By 2015, NCLB was widely considered unsustainable. The Every Student Succeeds Act (ESSA) replaced it with:
- Returned more control to states while maintaining annual testing
- Eliminated impossible 100% proficiency mandate
- Reduced federal prescription of school improvement strategies
- Kept subgroup reporting requirements
So was George W. Bush education reform a total failure? Not exactly. It forced data transparency nobody could ignore. But its rigid accountability model caused collateral damage we're still repairing.
What Educators Wish You Knew About This Era
After interviewing dozens of teachers who lived through NCLB, here's their unfiltered perspective:
"We became data clerks instead of educators. The joy of teaching got buried under spreadsheets." - Marcia, 29-year veteran teacher
"Great teachers fled high-need schools because who wants to work somewhere labeled 'failing' when you're killing yourself?" - Carlos, urban principal
"Ironically, the obsession with testing made real assessment skills disappear. New teachers can't design their own rubric to save their lives." - Diane, teacher educator
Straight Talk: Lasting Impact of Bush Education Policies
Love it or hate it, we can't discuss modern education without acknowledging:
- Data Culture - Schools now track metrics they previously ignored
- Achievement Gap Awareness - Disparities can't be hidden anymore
- Testing Infrastructure - The billion-dollar testing industry exploded
- Parent Expectations - School report cards changed how parents choose schools
A former Bush education advisor admitted to me: "We underestimated how compliance would overtake actual learning. That's the big regret."
Your Top Questions About George W. Bush Education Initiatives
Did student achievement actually improve under NCLB?
Fourth-grade math scores saw modest gains nationally according to NAEP data. Reading scores? Mostly flat. High school achievement barely budged. The gap between white and Black students narrowed slightly in math but stagnated in reading.
How much did Bush education policies cost?
Title I funding increased 45% during Bush's term. Sounds impressive until you realize NCLB imposed billions in unfunded mandates. Schools bore testing costs, data systems, and remediation programs without sufficient federal dollars.
Why did teachers unions oppose Bush's approach?
They argued it: - Punished schools serving vulnerable populations - Relied on flawed standardized tests - Demoralized educators - Created "educational triage" that abandoned students at extremes
What happened to the school choice provisions?
NCLB allowed transfers from failing schools, but few spaces existed in good schools.

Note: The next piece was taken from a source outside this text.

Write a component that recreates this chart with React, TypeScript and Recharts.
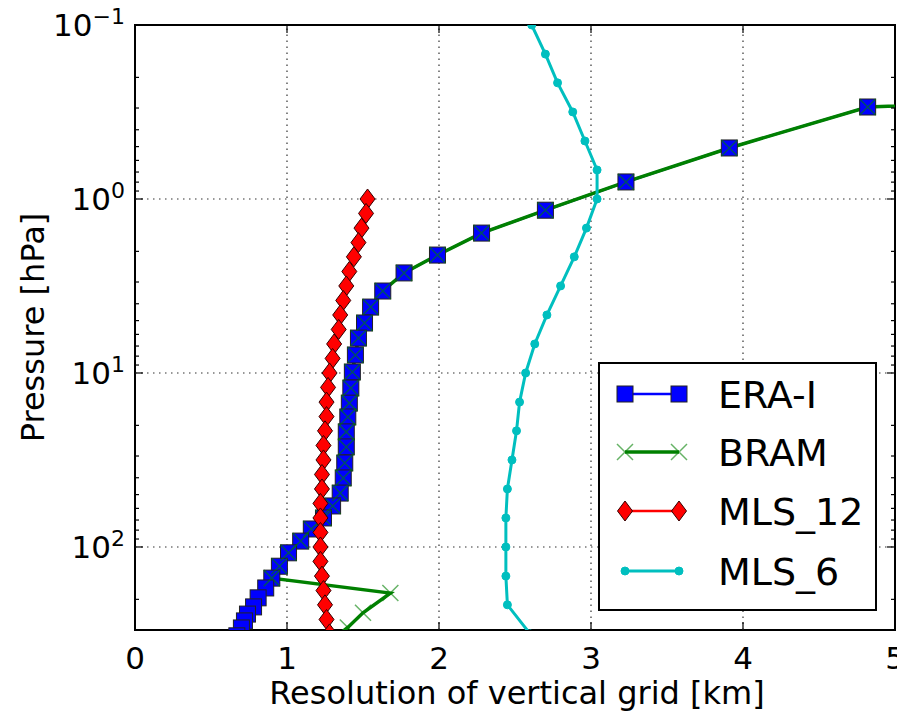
import React from "react";
import {
	LineChart,
	Line,
	XAxis,
	YAxis,
	ReferenceLine,
	ReferenceArea,
	Legend,
} from "recharts";

// ERA-Interim model levels [hPa] and their vertical spacing [km]
const eraPressure = [
	0.1, 0.296, 0.509, 0.798, 1.16, 1.57, 2.1, 2.66, 3.38, 4.18, 5.16, 6.3, 7.88,
	9.87, 12.2, 14.9, 17.9, 21.8, 26.6, 32.9, 40.1, 49.0, 58.1, 68.1, 78.8, 92.5,
	108, 129, 151, 172, 196, 221, 243, 266, 292, 324,
];
const eraResolution = [
	20, 4.82, 3.91, 3.23, 2.7, 2.28, 1.99, 1.77, 1.63, 1.55, 1.51, 1.47, 1.45,
	1.43, 1.42, 1.41, 1.4, 1.39, 1.39, 1.38, 1.37, 1.35, 1.3, 1.24, 1.16, 1.09,
	1.01, 0.95, 0.9, 0.86, 0.81, 0.78, 0.74, 0.72, 0.7, 0.67,
];

// BRAM shares the ERA-I grid down to ~150 hPa, then its own levels
const bramLowerPressure = [184, 239, 290, 340];
const bramLowerResolution = [1.68, 1.5, 1.4, 1.3];

// MLS, 12 levels per decade
const mls12Pressure = [
	1.0, 1.21, 1.47, 1.78, 2.15, 2.61, 3.16, 3.83, 4.64, 5.62, 6.81, 8.25, 10.0,
	12.1, 14.7, 17.8, 21.5, 26.1, 31.6, 38.3, 46.4, 56.2, 68.1, 82.5, 100, 121,
	147, 178, 215, 261, 316,
];
const mls12Resolution = [
	1.53, 1.52, 1.49, 1.47, 1.44, 1.41, 1.39, 1.37, 1.35, 1.34, 1.31, 1.3, 1.28,
	1.27, 1.26, 1.26, 1.25, 1.24, 1.24, 1.23, 1.23, 1.22, 1.22, 1.22, 1.22, 1.22,
	1.23, 1.24, 1.25, 1.26, 1.28,
];

// MLS, 6 levels per decade
const mls6Pressure = [
	0.1, 0.147, 0.215, 0.316, 0.464, 0.681, 1.0, 1.47, 2.15, 3.16, 4.64, 6.81, 10,
	14.7, 21.5, 31.6, 46.4, 68.1, 100, 147, 215, 316,
];
const mls6Resolution = [
	2.61, 2.7, 2.78, 2.88, 2.96, 3.04, 3.04, 2.97, 2.89, 2.8, 2.71, 2.63, 2.57,
	2.53, 2.51, 2.48, 2.45, 2.44, 2.44, 2.44, 2.45, 2.6,
];

const resolutionTicks = [0, 1, 2, 3, 4, 5];
const pressureTicks = [
	0.1, 0.2, 0.3, 0.4, 0.5, 0.6, 0.7, 0.8, 0.9, 1, 2, 3, 4, 5, 6, 7, 8, 9, 10,
	20, 30, 40, 50, 60, 70, 80, 90, 100, 200, 300,
];
const gridResolutions = [1, 2, 3, 4];
const gridPressures = [1, 10, 100];

const toPoints = (pressure: number[], res: number[]) =>
	pressure.map((p, i) => ({ p, x: res[i] }));

const eraPoints = toPoints(eraPressure, eraResolution);
const bramPoints = toPoints(
	[...eraPressure.slice(0, 29), ...bramLowerPressure],
	[...eraResolution.slice(0, 29), ...bramLowerResolution]
);
const mls12Points = toPoints(mls12Pressure, mls12Resolution);
const mls6Points = toPoints(mls6Pressure, mls6Resolution);

const W = 897;
const H = 717;
const MARGIN = { top: 25, right: 2, bottom: 0, left: 0 };
const Y_AXIS_W = 135;
const X_AXIS_H = 87;
const PLOT_W = W - MARGIN.left - MARGIN.right - Y_AXIS_W;
const PLOT_H = H - MARGIN.top - MARGIN.bottom - X_AXIS_H;
const TICK_MARGIN = 10;
const FONT = "'DejaVu Sans', 'Liberation Sans', sans-serif";

type MarkerKind = "square" | "x" | "diamond" | "circle";

const series = [
	{ name: "ERA-I", color: "#0000ff", marker: "square" as MarkerKind, lw: 2.5, data: eraPoints },
	{ name: "BRAM", color: "#008000", marker: "x" as MarkerKind, lw: 3.5, data: bramPoints },
	{ name: "MLS_12", color: "#ff0000", marker: "diamond" as MarkerKind, lw: 2.5, data: mls12Points },
	{ name: "MLS_6", color: "#00bfbf", marker: "circle" as MarkerKind, lw: 3, data: mls6Points },
];

const Marker = ({ kind, cx, cy, color }: { kind: MarkerKind; cx: number; cy: number; color: string }) => {
	if (kind === "square")
		return <rect x={cx - 8} y={cy - 8} width={16} height={16} fill={color} stroke="#222" strokeWidth={1} />;
	if (kind === "diamond")
		return (
			<polygon
				points={`${cx},${cy - 10} ${cx + 7.5},${cy} ${cx},${cy + 10} ${cx - 7.5},${cy}`}
				fill={color}
				stroke="#300"
				strokeWidth={1}
			/>
		);
	if (kind === "x")
		return (
			<path
				d={`M${cx - 8},${cy - 8}L${cx + 8},${cy + 8}M${cx - 8},${cy + 8}L${cx + 8},${cy - 8}`}
				stroke={color}
				strokeOpacity={0.6}
				strokeWidth={1.5}
				fill="none"
			/>
		);
	return <circle cx={cx} cy={cy} r={4} fill={color} stroke={color} />;
};

const dotRenderer = (kind: MarkerKind, color: string, id: string) => (p: any) => {
	if (p.cx == null || p.cy == null || !isFinite(p.cx) || !isFinite(p.cy))
		return <g key={`${id}-${p.index}`} />;
	return (
		<g key={`${id}-${p.index}`}>
			<Marker kind={kind} cx={p.cx} cy={p.cy} color={color} />
		</g>
	);
};

const isDecade = (v: number) =>
	Math.abs(Math.log10(v) - Math.round(Math.log10(v))) < 1e-9;

// left/right inward ticks plus 10^n labels
const PressureTick = (props: any) => {
	const { x, y, payload } = props;
	const v = payload.value as number;
	const spine = x + TICK_MARGIN;
	const major = isDecade(v);
	const len = major ? 8 : 4;
	const exp = Math.round(Math.log10(v));
	return (
		<g>
			<line x1={spine} x2={spine + len} y1={y} y2={y} stroke="#000" strokeWidth={1.2} />
			<line x1={spine + PLOT_W} x2={spine + PLOT_W - len} y1={y} y2={y} stroke="#000" strokeWidth={1.2} />
			{major && (
				<text x={x} y={y + 11} textAnchor="end" fontSize={31} fontFamily={FONT} fill="#000">
					10
					<tspan dy={-12} fontSize={22}>
						{exp < 0 ? `\u2212${-exp}` : `${exp}`}
					</tspan>
				</text>
			)}
		</g>
	);
};

// bottom/top inward ticks plus labels
const ResolutionTick = (props: any) => {
	const { x, y, payload } = props;
	const spine = y - TICK_MARGIN;
	return (
		<g>
			<line x1={x} x2={x} y1={spine} y2={spine - 8} stroke="#000" strokeWidth={1.2} />
			<line x1={x} x2={x} y1={spine - PLOT_H} y2={spine - PLOT_H + 8} stroke="#000" strokeWidth={1.2} />
			<text x={x} y={spine + 39} textAnchor="middle" fontSize={31} fontFamily={FONT} fill="#000">
				{payload.value}
			</text>
		</g>
	);
};

const XTitle = (props: any) => {
	const vb = props.viewBox ?? { x: Y_AXIS_W, y: MARGIN.top + PLOT_H, width: PLOT_W };
	return (
		<text x={vb.x + vb.width / 2 + 2} y={vb.y + 74} textAnchor="middle" fontSize={32} fontFamily={FONT} fill="#000">
			Resolution of vertical grid [km]
		</text>
	);
};

const YTitle = (props: any) => {
	const vb = props.viewBox ?? { x: 0, y: MARGIN.top, height: PLOT_H };
	const cx = 44;
	const cy = vb.y + vb.height / 2;
	return (
		<text
			x={cx}
			y={cy}
			transform={`rotate(-90 ${cx} ${cy})`}
			textAnchor="middle"
			fontSize={32}
			fontFamily={FONT}
			fill="#000"
		>
			Pressure [hPa]
		</text>
	);
};

const LegendBox = () => {
	const rows = [32, 90, 149, 209];
	return (
		<svg width={279} height={249} style={{ display: "block" }}>
			<rect x={1} y={1} width={277} height={247} fill="#fff" stroke="#000" strokeWidth={2} />
			{series.map((s, i) => (
				<g key={s.name}>
					<line x1={27} x2={81} y1={rows[i]} y2={rows[i]} stroke={s.color} strokeWidth={s.lw} />
					<Marker kind={s.marker} cx={27} cy={rows[i]} color={s.color} />
					<Marker kind={s.marker} cx={81} cy={rows[i]} color={s.color} />
					<text x={120} y={rows[i] + 14} fontSize={38} fontFamily={FONT} fill="#000">
						{s.name}
					</text>
				</g>
			))}
		</svg>
	);
};

export default function App() {
	return (
		<div style={{ position: "absolute", left: 0, top: 0, width: W, height: H, background: "#fff" }}>
			<LineChart width={W} height={H} margin={MARGIN}>
				<XAxis
					type="number"
					dataKey="x"
					domain={[0, 5]}
					ticks={resolutionTicks}
					allowDataOverflow
					height={X_AXIS_H}
					axisLine={false}
					tickLine={false}
					tickSize={0}
					tickMargin={TICK_MARGIN}
					interval={0}
					tick={ResolutionTick}
					label={XTitle}
				/>
				<YAxis
					type="number"
					dataKey="p"
					scale="log"
					domain={[0.1, 300]}
					reversed
					allowDataOverflow
					ticks={pressureTicks}
					width={Y_AXIS_W}
					axisLine={false}
					tickLine={false}
					tickSize={0}
					tickMargin={TICK_MARGIN}
					interval={0}
					tick={PressureTick}
					label={YTitle}
				/>
				{gridResolutions.map((v) => (
					<ReferenceLine key={`gx${v}`} x={v} stroke="#333" strokeWidth={1.2} strokeDasharray="1.5 4.5" />
				))}
				{gridPressures.map((v) => (
					<ReferenceLine key={`gy${v}`} y={v} stroke="#333" strokeWidth={1.2} strokeDasharray="1.5 4.5" />
				))}
				{series.map((s) => (
					<Line
						key={s.name}
						name={s.name}
						data={s.data}
						dataKey="p"
						stroke={s.color}
						strokeWidth={s.lw}
						dot={dotRenderer(s.marker, s.color, s.name)}
						activeDot={false}
						isAnimationActive={false}
					/>
				))}
				<ReferenceArea x1={0} x2={5} y1={0.1} y2={300} fill="none" stroke="#000" strokeWidth={2} />
				<Legend
					layout="horizontal"
					verticalAlign="middle"
					align="center"
					content={LegendBox}
					wrapperStyle={{ position: "absolute", left: 598, top: 362, width: 279, height: 249 }}
				/>
			</LineChart>
		</div>
	);
}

Supplemental tutoring provisions got riddled with scams. Charter schools expanded separately from NCLB but became linked in policy debates.
How did NCLB affect special education?
Controversially required most students with disabilities to take grade-level tests. Created alternate assessments but set strict participation caps. Many special ed teachers felt forced to abandon individualized instruction for test prep.
Beyond the Headlines: Little-Known Facts
• Early drafts of NCLB included national testing standards but got scrapped over federalism concerns.
• Bush's original proposal had vouchers allowing public money for private schools - this didn't survive Congress.
• The "Texas Miracle" claims that inspired NCLB were later debunked by statisticians finding artificial score inflation.
• NCLB technically expired in 2007 but continued operating under temporary extensions until ESSA passed.
The Takeaway: Balancing Accountability and Humanity
Looking back at George W. Bush education policies, I keep thinking about my high school history teacher. Once test season ended, she'd close the door and say: "Okay, let's actually learn something meaningful now." For all its intentions, NCLB forgot that education happens in human spaces, not spreadsheets.
The legacy endures in our continued struggles to measure schools fairly while nurturing curious minds. Maybe that's the ultimate lesson from the Bush education era - accountability matters, but not at the cost of everything else that makes education transformative.